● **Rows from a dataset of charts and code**
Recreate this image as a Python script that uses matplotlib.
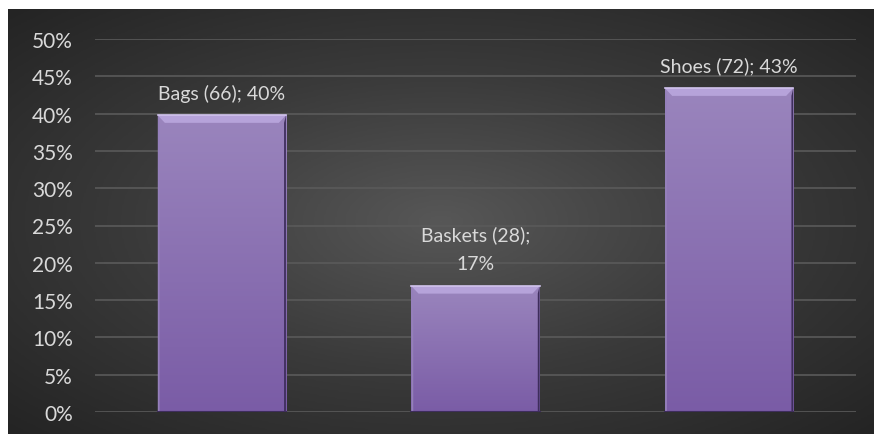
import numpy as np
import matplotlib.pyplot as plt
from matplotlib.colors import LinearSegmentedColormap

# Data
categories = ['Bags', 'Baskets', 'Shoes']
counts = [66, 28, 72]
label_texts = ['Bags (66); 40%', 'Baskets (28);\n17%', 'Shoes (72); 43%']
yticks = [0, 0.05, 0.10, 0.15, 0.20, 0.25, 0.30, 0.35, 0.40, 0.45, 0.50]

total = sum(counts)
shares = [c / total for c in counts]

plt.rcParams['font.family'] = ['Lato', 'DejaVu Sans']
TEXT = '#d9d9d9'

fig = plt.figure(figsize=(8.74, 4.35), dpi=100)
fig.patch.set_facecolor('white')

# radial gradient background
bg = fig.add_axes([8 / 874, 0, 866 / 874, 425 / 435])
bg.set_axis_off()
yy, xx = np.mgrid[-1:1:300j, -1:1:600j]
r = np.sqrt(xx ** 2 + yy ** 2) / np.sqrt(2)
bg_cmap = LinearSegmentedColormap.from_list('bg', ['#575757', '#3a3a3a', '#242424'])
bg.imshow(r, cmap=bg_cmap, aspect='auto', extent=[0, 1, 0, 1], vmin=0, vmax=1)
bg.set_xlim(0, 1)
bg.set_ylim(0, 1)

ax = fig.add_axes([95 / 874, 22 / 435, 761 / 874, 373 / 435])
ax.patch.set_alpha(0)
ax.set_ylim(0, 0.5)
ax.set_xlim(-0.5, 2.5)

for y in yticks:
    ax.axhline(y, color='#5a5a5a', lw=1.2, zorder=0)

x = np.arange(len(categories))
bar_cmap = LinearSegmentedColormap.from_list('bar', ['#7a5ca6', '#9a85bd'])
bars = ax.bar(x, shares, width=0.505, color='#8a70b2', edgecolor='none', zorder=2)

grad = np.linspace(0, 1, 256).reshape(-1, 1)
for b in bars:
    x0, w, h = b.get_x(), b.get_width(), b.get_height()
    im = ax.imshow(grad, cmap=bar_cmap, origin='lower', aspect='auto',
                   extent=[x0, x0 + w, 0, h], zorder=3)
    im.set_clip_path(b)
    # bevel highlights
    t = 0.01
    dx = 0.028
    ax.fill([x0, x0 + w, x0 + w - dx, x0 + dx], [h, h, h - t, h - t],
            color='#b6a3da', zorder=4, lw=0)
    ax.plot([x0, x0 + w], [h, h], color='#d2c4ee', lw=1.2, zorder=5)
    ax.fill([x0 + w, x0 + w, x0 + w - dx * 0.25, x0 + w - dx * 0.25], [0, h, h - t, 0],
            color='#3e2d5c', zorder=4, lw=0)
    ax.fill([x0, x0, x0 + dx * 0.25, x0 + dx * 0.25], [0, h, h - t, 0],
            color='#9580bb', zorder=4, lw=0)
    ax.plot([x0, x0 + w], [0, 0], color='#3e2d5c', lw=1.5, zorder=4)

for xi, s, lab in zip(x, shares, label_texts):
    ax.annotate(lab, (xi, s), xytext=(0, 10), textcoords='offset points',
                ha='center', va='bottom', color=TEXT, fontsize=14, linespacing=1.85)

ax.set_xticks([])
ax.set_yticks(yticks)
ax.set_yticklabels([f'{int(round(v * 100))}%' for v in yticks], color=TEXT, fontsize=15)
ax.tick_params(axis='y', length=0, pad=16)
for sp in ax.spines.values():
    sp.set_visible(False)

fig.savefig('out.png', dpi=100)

...

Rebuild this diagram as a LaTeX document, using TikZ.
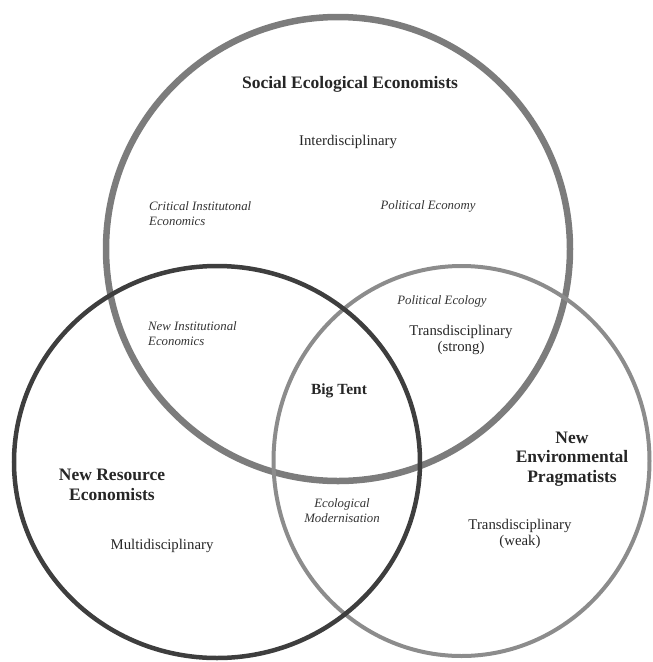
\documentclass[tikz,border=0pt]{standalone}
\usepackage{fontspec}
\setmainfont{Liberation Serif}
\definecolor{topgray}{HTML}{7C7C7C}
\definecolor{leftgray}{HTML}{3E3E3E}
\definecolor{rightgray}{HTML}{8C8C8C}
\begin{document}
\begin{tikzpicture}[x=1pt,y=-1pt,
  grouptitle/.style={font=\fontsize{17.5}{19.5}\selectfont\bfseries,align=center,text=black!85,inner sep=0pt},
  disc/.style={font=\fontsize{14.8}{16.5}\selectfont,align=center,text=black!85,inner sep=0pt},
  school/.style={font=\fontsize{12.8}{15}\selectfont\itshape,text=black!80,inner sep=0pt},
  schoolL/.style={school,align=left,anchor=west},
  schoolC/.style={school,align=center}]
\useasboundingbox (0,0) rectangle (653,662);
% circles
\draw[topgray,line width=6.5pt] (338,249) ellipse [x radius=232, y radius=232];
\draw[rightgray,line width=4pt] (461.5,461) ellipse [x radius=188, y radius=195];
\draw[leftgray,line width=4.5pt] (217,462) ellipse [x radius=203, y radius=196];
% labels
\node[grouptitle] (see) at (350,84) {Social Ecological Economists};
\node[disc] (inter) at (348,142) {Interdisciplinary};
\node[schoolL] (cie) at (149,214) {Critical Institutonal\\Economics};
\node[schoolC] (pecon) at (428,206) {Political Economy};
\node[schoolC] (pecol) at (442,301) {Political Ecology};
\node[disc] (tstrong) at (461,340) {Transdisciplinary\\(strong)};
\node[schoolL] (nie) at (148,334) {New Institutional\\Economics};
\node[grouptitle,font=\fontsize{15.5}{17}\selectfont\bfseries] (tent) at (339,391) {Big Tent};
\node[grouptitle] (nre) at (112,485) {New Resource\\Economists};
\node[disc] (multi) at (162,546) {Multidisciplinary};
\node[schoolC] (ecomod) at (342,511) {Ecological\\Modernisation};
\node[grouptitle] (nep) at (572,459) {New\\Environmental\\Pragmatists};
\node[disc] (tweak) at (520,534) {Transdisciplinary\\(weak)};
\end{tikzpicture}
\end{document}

● **Exercise**
Exactly reproduce the lines from the line holding "Recreate this image" through the line holding "shares = [c / total for c in counts]", and only those; pictures are to be left out.

● **Task answer**
Recreate this image as a Python script that uses matplotlib.
import numpy as np
import matplotlib.pyplot as plt
from matplotlib.colors import LinearSegmentedColormap

# Data
categories = ['Bags', 'Baskets', 'Shoes']
counts = [66, 28, 72]
label_texts = ['Bags (66); 40%', 'Baskets (28);\n17%', 'Shoes (72); 43%']
yticks = [0, 0.05, 0.10, 0.15, 0.20, 0.25, 0.30, 0.35, 0.40, 0.45, 0.50]

total = sum(counts)
shares = [c / total for c in counts]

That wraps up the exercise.